Recitation 4 — Data Cleaning & Transformation
Skills: 2
Reading: 4.2
Examining Messy Data
Here is an intentionally messy table:
SURVEY-RAW = table: name, age, favorite-food, rating, state
row: "Alice", "19", "pizza", "8", "MA"
row: "Bob", "20", "PIZZA", "9", "ma"
row: "Carol", "", "tacos", "7", "California"
row: "David", "18", "Pizza", "ten", "Mass"
row: "Eve", "21", "sushi", "", "MA"
row: "Frank", "19", "ice cream", "6", "massachusetts"
row: "Grace", "twenty", "Pizza", "8", "CA"
row: "Henry", "19", "ICE CREAM", "5", "calif"
end
Identifying Data Quality Issues
First, let's look at the data and identify problems (Inconsistent capitalization, Missing values, Inconsistent formats, Inconsistent state abbreviations)
Discussion: "What questions would be hard to answer?"
Cleaning Text Data
Standardizing Case
Can normalize text using string functions -- can build-column
a new column using string-to-lower
of existing favorite-food
column.
Check Understanding: "Why might we want all food names in lowercase?"
Standardizing State Names
Create a more complex transformation for states -- design a function that first uses string-to-lower
but then checks using if
if the lowercased version is one of the ma
variants or one of the ca
variants and replaces each with a standard version.
Handling Missing and Invalid Data
Dealing with Missing Ages
What different strategies can we use for missing ages?
- Can remove the data. In this case, create a new table that only includes data where the age is present.
- Can put a default age. In this case, add a new column with a cleaned age column, where you fill in a default age (say, 20) in case it was missing.
Discussion: Ask, "When might you choose between filtering vs. filling missing data?"
Converting Text Numbers to Actual Numbers
If people wrote words instead of numbers, we can convert them. If they were
arbitrary numbers, this could be complex, but if we expect numbers to only be
1-10 (e.g., in the rating
column), then can write a large if ... else if... else...
with cases for "", "ten", "nine", ..., and then the last case we can
just convert from a number like "8"
to a number 8 with string-to-number
.
Design such a helper function, and use it to add a rating-clean
column.
Check Understanding: Ask, "Why should we use -1 for missing ratings instead of 0?"
Computing New Columns
Sometimes we might also want to create computed columns based on existing data.

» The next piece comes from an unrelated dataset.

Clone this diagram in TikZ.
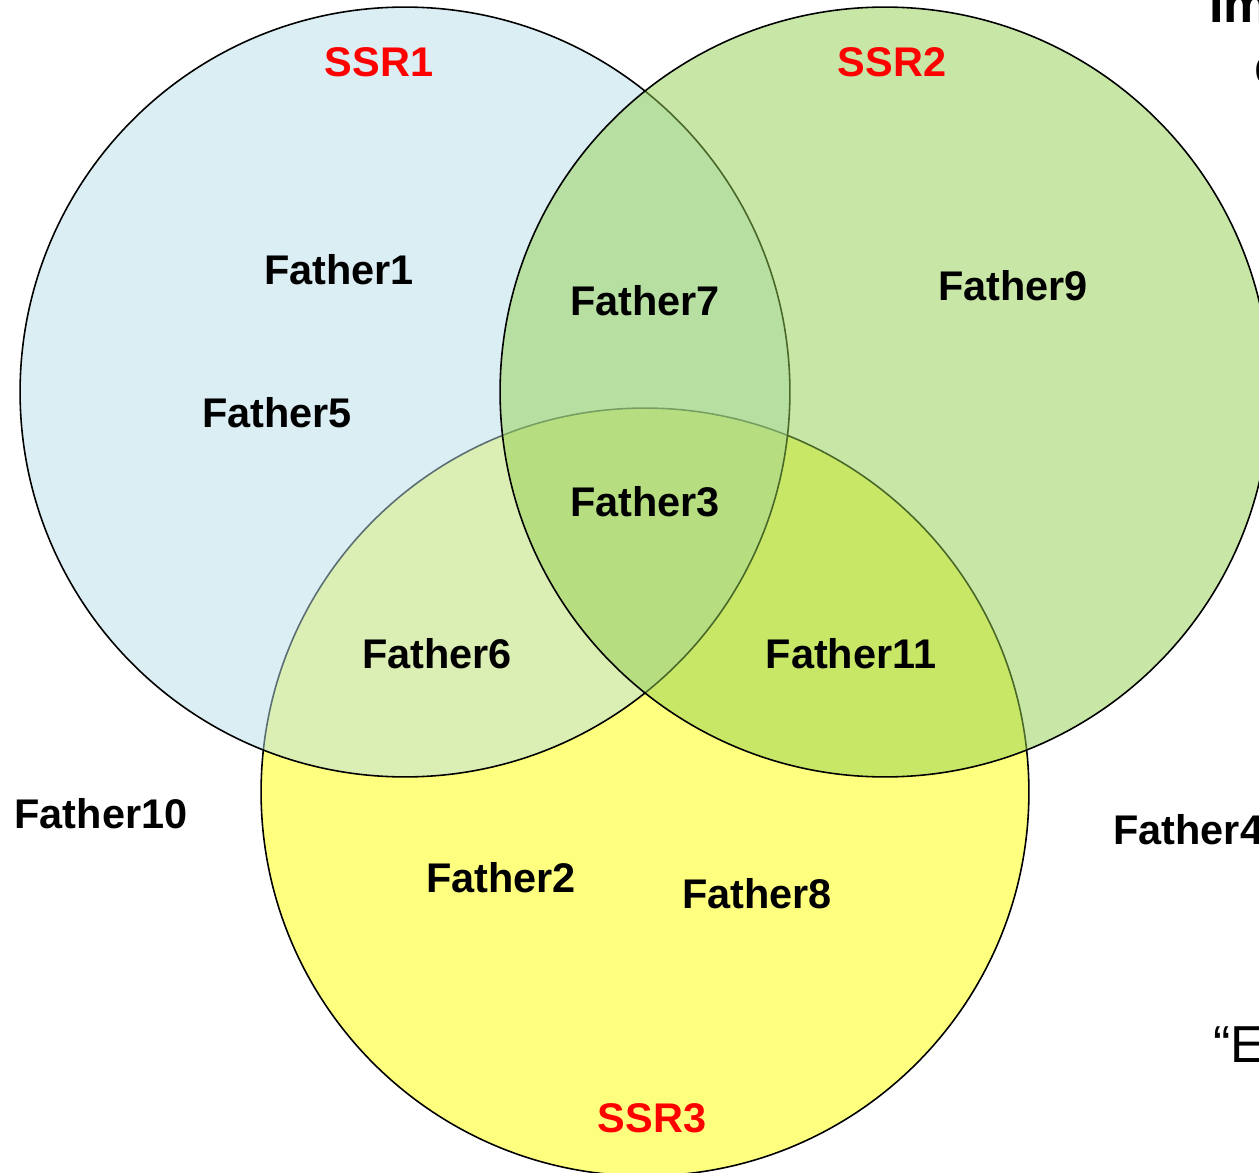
\documentclass[tikz,border=0pt]{standalone}
\usepackage{fontspec}
\setmainfont{Liberation Sans}
\definecolor{cone}{HTML}{B7DDE8}
\definecolor{ctwo}{HTML}{92D050}
\definecolor{cthree}{HTML}{FFFF00}
\begin{document}
\begin{tikzpicture}[x=0.02cm,y=-0.02cm,
  setc/.style={circle,draw=black,line width=0.9pt,fill opacity=0.5,inner sep=0,outer sep=0},
  lab/.style={font=\fontsize{23.6}{28}\selectfont\bfseries,inner sep=0},
  ssr/.style={lab,text=red},
  side/.style={font=\fontsize{29.6}{34}\selectfont,inner sep=0,anchor=base west}]
\useasboundingbox (0,0) rectangle (1259,1173);
\clip (0,0) rectangle (1259,1173);
\node[setc,fill=cthree,minimum size=15.36cm] (s3) at (645,792) {};
\node[setc,fill=cone,minimum size=15.4cm] (s1) at (405,392) {};
\node[setc,fill=ctwo,minimum size=15.4cm] (s2) at (885,392) {};
\node[ssr] (n1) at (379,62) {SSR1};
\node[ssr] (n2) at (892,62) {SSR2};
\node[ssr] (n3) at (652,1118) {SSR3};
\node[lab] (f1) at (339,270) {Father1};
\node[lab] (f5) at (277,413) {Father5};
\node[lab] (f7) at (645,301) {Father7};
\node[lab] (f9) at (1013,286) {Father9};
\node[lab] (f3) at (645,502) {Father3};
\node[lab] (f6) at (437,654) {Father6};
\node[lab] (f11) at (851,654) {Father11};
\node[lab] (f10) at (101,814) {Father10};
\node[lab] (f2) at (501,878) {Father2};
\node[lab] (f8) at (757,894) {Father8};
\node[lab,anchor=west] (f4) at (1113,830) {Father4};
\node[side,font=\fontsize{29.6}{34}\selectfont\bfseries] (t1) at (1209,22) {Im};
\node[side] (t2) at (1254,84) {c};
\node[side] (t3) at (1213,1062) {“E};
\end{tikzpicture}
\end{document}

For example, maybe we want a rating-category
column that distinguishes between
"no rating" (-1, based on previous cleaning), "high" (above 7), medium (above
5), and low.
Add such a column.
Wrap-Up
- Incremental Cleaning: Building columns step by step rather than trying to fix everything at once
- Trade-offs: Different strategies for missing data have different implications
Reflection Questions:
- "What would happen if we tried to analyze the original messy data?"